Download Play Ready Golf and find out.


Frequently asked questions about golf practice and improvement

How often should I practice golf to see improvement?

Frequency matters less than structure. Three focused 15 minute sessions per week with a specific plan will produce faster results than three hour long range sessions with no direction. The key variable isn't time spent. It's whether your practice targets the areas that are actually costing you strokes. A golfer who practices putting and chipping for 20 minutes three times a week will almost always drop strokes faster than a golfer who hits full swing shots for an hour three times a week. Consistency with the right focus beats volume every time.

What should a 20 handicap golfer practice most?

Strokes gained data consistently shows that golfers in the 18 to 25 handicap range lose the most ground to better players in their short game and approach shots. The typical 20 handicap loses roughly 3 to 4 strokes per round on shots inside 100 yards alone. That means chipping, pitching, and putting should take up at least half of your practice time. Most 20 handicaps spend less than 10 percent of their time there. Closing that gap is the fastest path to breaking 90.

Why do I play better on the range than on the course?

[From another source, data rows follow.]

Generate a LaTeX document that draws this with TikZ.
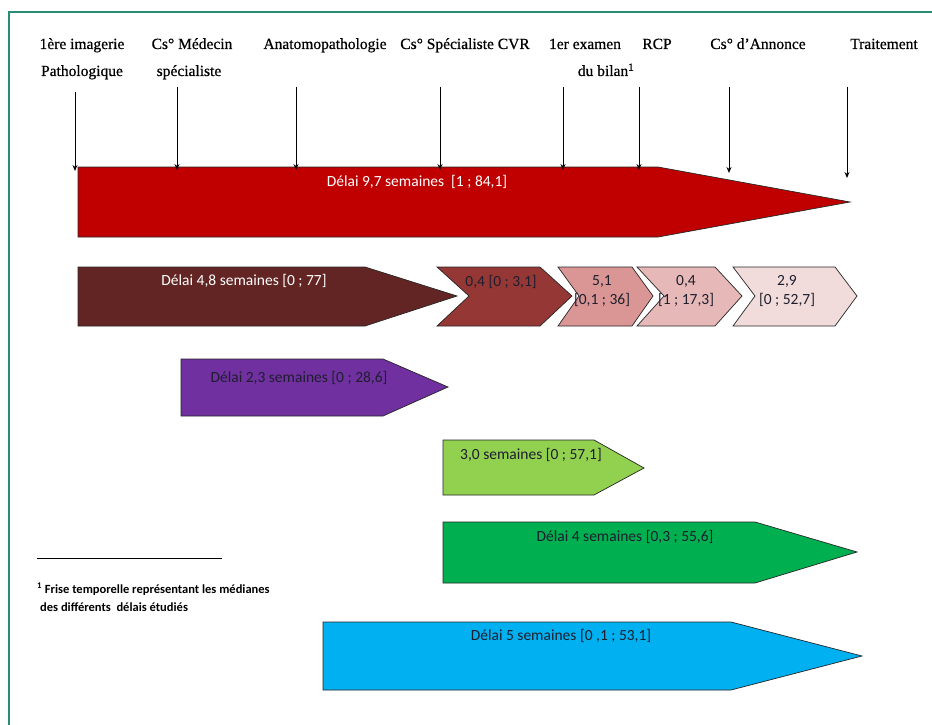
\documentclass[tikz,border=0pt]{standalone}
\usepackage{fontspec}
\setmainfont{Liberation Serif}
\newfontfamily\carl{Carlito}
\newfontfamily\toplab{Liberation Serif}[FakeBold=0.6,Ligatures=TeX]
\usetikzlibrary{arrows.meta}
\definecolor{frameteal}{HTML}{2A8C74}
\definecolor{cRed}{HTML}{C00000}
\definecolor{cBrown}{HTML}{632523}
\definecolor{cCh1}{HTML}{953735}
\definecolor{cCh2}{HTML}{D99694}
\definecolor{cCh3}{HTML}{E6B9B8}
\definecolor{cCh4}{HTML}{F2DCDB}
\definecolor{cPurple}{HTML}{7030A0}
\definecolor{cLgreen}{HTML}{92D050}
\definecolor{cGreen}{HTML}{00B050}
\definecolor{cBlue}{HTML}{00B0F0}
\definecolor{darktxt}{HTML}{1E1E2E}
\tikzset{
  shapebox/.style={draw=black!85, line width=0.7pt, line join=miter},
  toplabel/.style={font=\toplab\fontsize{15.5}{18}\selectfont, anchor=base, inner sep=0pt},
  tick/.style={draw=black, line width=0.9pt, -{Stealth[length=6pt,width=5pt]}},
  boxtext/.style={font=\carl\fontsize{15.5}{18}\selectfont, inner sep=0pt, text=darktxt},
  whitetext/.style={boxtext, text=white},
  chevtext/.style={boxtext, align=center, font=\carl\fontsize{15.5}{19}\selectfont},
  foot/.style={font=\carl\bfseries\fontsize{12.5}{14}\selectfont, anchor=base west, inner sep=0pt}
}
\begin{document}
\begin{tikzpicture}[x=1pt,y=-1pt]
\useasboundingbox (0,0) rectangle (932,725);
\fill[white] (0,0) rectangle (932,725);
% frame
\draw[frameteal, line width=2pt] (9,725) -- (9,12) -- (932,12);

% top labels
\node[toplabel] (l1a) at (82,49) {1ère imagerie};
\node[toplabel] (l1b) at (82,76) {Pathologique};
\node[toplabel] (l2a) at (192,49) {Cs° Médecin};
\node[toplabel] (l2b) at (189,76) {spécialiste};
\node[toplabel] (l3a) at (325,49) {Anatomopathologie};
\node[toplabel] (l4a) at (465,49) {Cs° Spécialiste CVR};
\node[toplabel] (l5a) at (585,49) {1er examen};
\node[toplabel] (l5b) at (606,76) {du bilan\textsuperscript{1}};
\node[toplabel] (l6a) at (657,49) {RCP};
\node[toplabel] (l7a) at (758,49) {Cs° d’Annonce};
\node[toplabel] (l8a) at (884,49) {Traitement};

% arrow start/end coordinates
\coordinate (s1) at (75,92);  \coordinate (e1) at (75,171);
\coordinate (s2) at (177,87); \coordinate (e2) at (177,170);
\coordinate (s3) at (296,87); \coordinate (e3) at (296,170);
\coordinate (s4) at (440,87); \coordinate (e4) at (440,170);
\coordinate (s5) at (563,87); \coordinate (e5) at (563,170);
\coordinate (s6) at (639,87); \coordinate (e6) at (639,170);
\coordinate (s7) at (729,87); \coordinate (e7) at (729,173);
\coordinate (s8) at (847,87); \coordinate (e8) at (847,178);

% big red arrow
\filldraw[shapebox, fill=cRed] (78,167) -- (658,167) -- (850,202) -- (658,237) -- (78,237) -- cycle;
\node[whitetext] (tRed) at (417,182) {Délai 9,7 semaines\ \ [1 ; 84,1]};

\foreach \i in {1,...,8} { \draw[tick] (s\i) -- (e\i); }

% brown arrow
\filldraw[shapebox, fill=cBrown] (78,267) -- (365,267) -- (457,296) -- (365,326) -- (78,326) -- cycle;
\node[whitetext] (tBrown) at (244,281) {Délai 4,8 semaines [0 ; 77]};

% chevrons
\filldraw[shapebox, fill=cCh1] (437,267) -- (540,267) -- (572,296) -- (540,326) -- (437,326) -- (469,296) -- cycle;
\node[boxtext] (tCh1) at (501,282) {0,4 [0 ; 3,1]};
\filldraw[shapebox, fill=cCh2] (558,267) -- (632,267) -- (653,296) -- (632,326) -- (558,326) -- (579,296) -- cycle;
\node[chevtext] (tCh2) at (602,291) {5,1\\{}[0,1 ; 36]};
\filldraw[shapebox, fill=cCh3] (637,267) -- (715,267) -- (742,296) -- (715,326) -- (637,326) -- (664,296) -- cycle;
\node[chevtext] (tCh3) at (686,291) {0,4\\{}[1 ; 17,3]};
\filldraw[shapebox, fill=cCh4] (733,267) -- (835,267) -- (857,296) -- (835,326) -- (733,326) -- (755,296) -- cycle;
\node[chevtext] (tCh4) at (787,291) {2,9\\{}[0 ; 52,7]};

% purple
\filldraw[shapebox, fill=cPurple] (181,359) -- (383,359) -- (448,387) -- (383,416) -- (181,416) -- cycle;
\node[boxtext] (tPurple) at (299,378) {Délai 2,3 semaines [0 ; 28,6]};

% light green
\filldraw[shapebox, fill=cLgreen] (443,440) -- (594,440) -- (644,468) -- (594,495) -- (443,495) -- cycle;
\node[boxtext] (tLgreen) at (531,455) {3,0 semaines [0 ; 57,1]};

% green
\filldraw[shapebox, fill=cGreen] (443,522) -- (755,522) -- (857,552) -- (755,583) -- (443,583) -- cycle;
\node[boxtext] (tGreen) at (625,537) {Délai 4 semaines [0,3 ; 55,6]};

% blue
\filldraw[shapebox, fill=cBlue] (323,622) -- (731,622) -- (862,656) -- (731,690) -- (323,690) -- cycle;
\node[boxtext] (tBlue) at (561,636) {Délai 5 semaines [0 ,1 ; 53,1]};

% footnote
\coordinate (fa) at (37,558); \coordinate (fb) at (222,558);
\draw[black, line width=1pt] (fa) -- (fb);
\node[foot] (f1) at (37,593) {\textsuperscript{1} Frise temporelle représentant les médianes};
\node[foot] (f2) at (40,611) {des différents\ \ délais étudiés};
\end{tikzpicture}
\end{document}
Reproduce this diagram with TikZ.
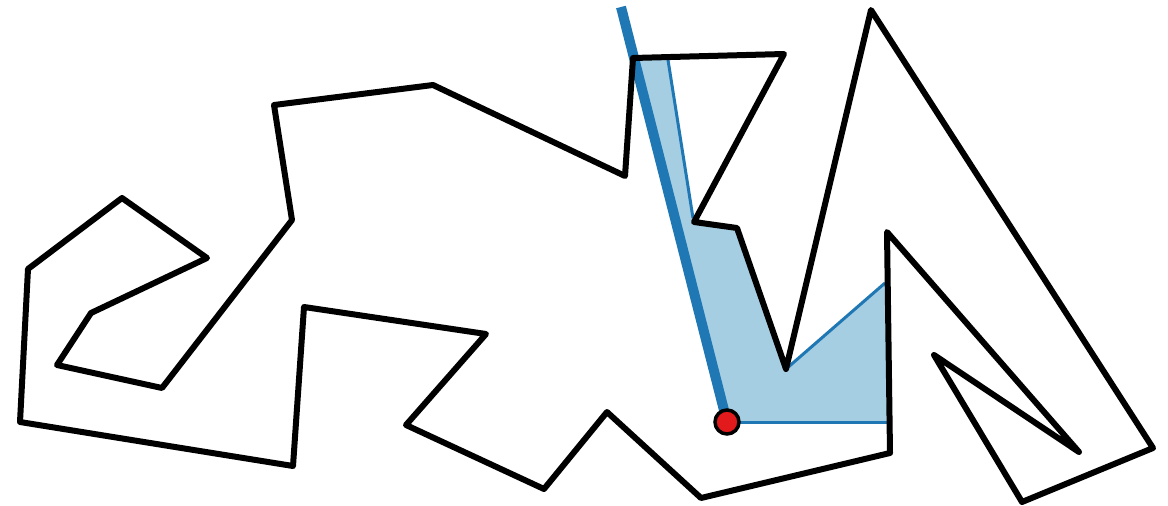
\documentclass[tikz,border=0pt]{standalone}
\definecolor{tabblue}{HTML}{1F77B4}
\definecolor{lightfill}{HTML}{A6CEE3}
\definecolor{dotred}{HTML}{E31A1C}
\begin{document}
\begin{tikzpicture}[x=1pt,y=-1pt,
  outline/.style={draw=black,line width=6pt,line join=round},
  visedge/.style={draw=tabblue,line width=3pt},
  ray/.style={draw=tabblue,line width=10pt},
  viewpt/.style={circle,fill=dotred,draw=black,line width=3.5pt,minimum size=24pt,inner sep=0pt}]
\useasboundingbox (0,0) rectangle (1168,506);
% coordinates
\coordinate (p) at (727,422);
\coordinate (r) at (621,7);
\coordinate (f1) at (634.5,60);
\coordinate (f2) at (668,60);
\coordinate (f3) at (693,218);
\coordinate (f4) at (885,283);
\coordinate (f5) at (887,422);
% visible region
\fill[lightfill] (p) -- (f1) -- (f2) -- (f3) -- (737,228) -- (786,369) -- (f4) -- (f5) -- cycle;
\draw[visedge] (f2) -- (f3);
\draw[visedge] (786,369) -- (f4);
\draw[visedge] (f5) -- (p);
\draw[ray] (p) -- (r);
% polygon
\draw[outline] (633,58) -- (784,54) -- (694,222) -- (737,228) -- (786,369) -- (871,10)
  -- (1153,448) -- (1022,502) -- (934,355) -- (1079,452) -- (887,232) -- (890,453)
  -- (701,498) -- (607,412) -- (544,489) -- (406,425) -- (486,334) -- (304,307)
  -- (293,466) -- (20,422) -- (28,269) -- (122,198) -- (207,258) -- (91,313)
  -- (57,365) -- (162,388) -- (292,220) -- (274,105) -- (433,85) -- (625,176) -- cycle;
\node[viewpt] (pt) at (p) {};
\end{tikzpicture}
\end{document}
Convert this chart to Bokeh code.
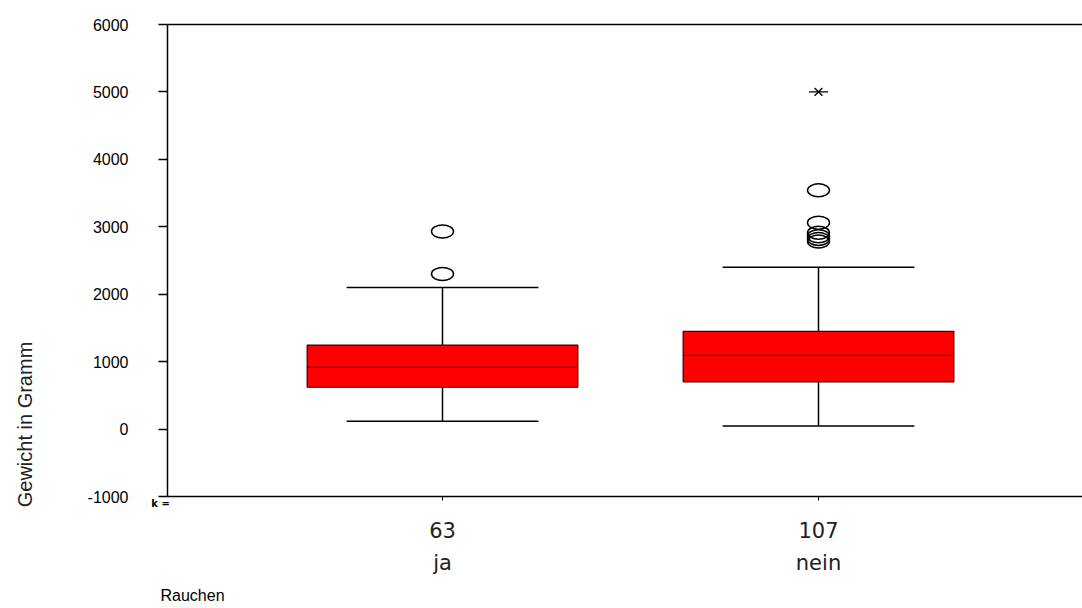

Because the range removes everything that makes golf hard. There are no consequences for a bad shot, no time gaps between swings, no uneven lies, no wind adjustments between clubs, and no scorecard creating pressure. When you hit 30 balls with the same club to the same target, you're training a skill that has almost no overlap with what the course demands. The fix is practicing in a way that introduces variety, randomness, and simulated pressure. Change clubs every shot. Pick a different target each time. Give yourself consequences for misses. The more your practice mirrors the course, the more it transfers.

Is it better to practice golf at home or at the range?

Both have value, but home practice is massively underrated. Putting accounts for roughly 40 percent of all strokes in a round of golf, and you can practice putting effectively in your living room with a single training aid. A standard hallway gives you 8 to 12 feet of straight putting surface, which covers the distance range where most three putts happen. For golfers with limited time, 10 minutes of focused putting at home three or four times a week is more impactful than one weekly range session. The range is still useful for full swing work, but only if you practice with a plan and avoid the trap of mindless ball hitting.

How long does it take to lower your golf handicap?

It depends entirely on what you're working on and how you're practicing. A golfer who identifies their biggest stroke leakers through data and dedicates focused practice to those areas can realistically drop 3 to 5 strokes within 60 to 90 days. A golfer who practices without a plan and rotates through random YouTube tips can stay stuck at the same handicap for years. The research on motor learning suggests that meaningful skill changes require roughly 10 weeks of consistent, deliberate practice. That's not 10 weeks of hitting balls. That's 10 weeks of structured, intentional work on specific weaknesses.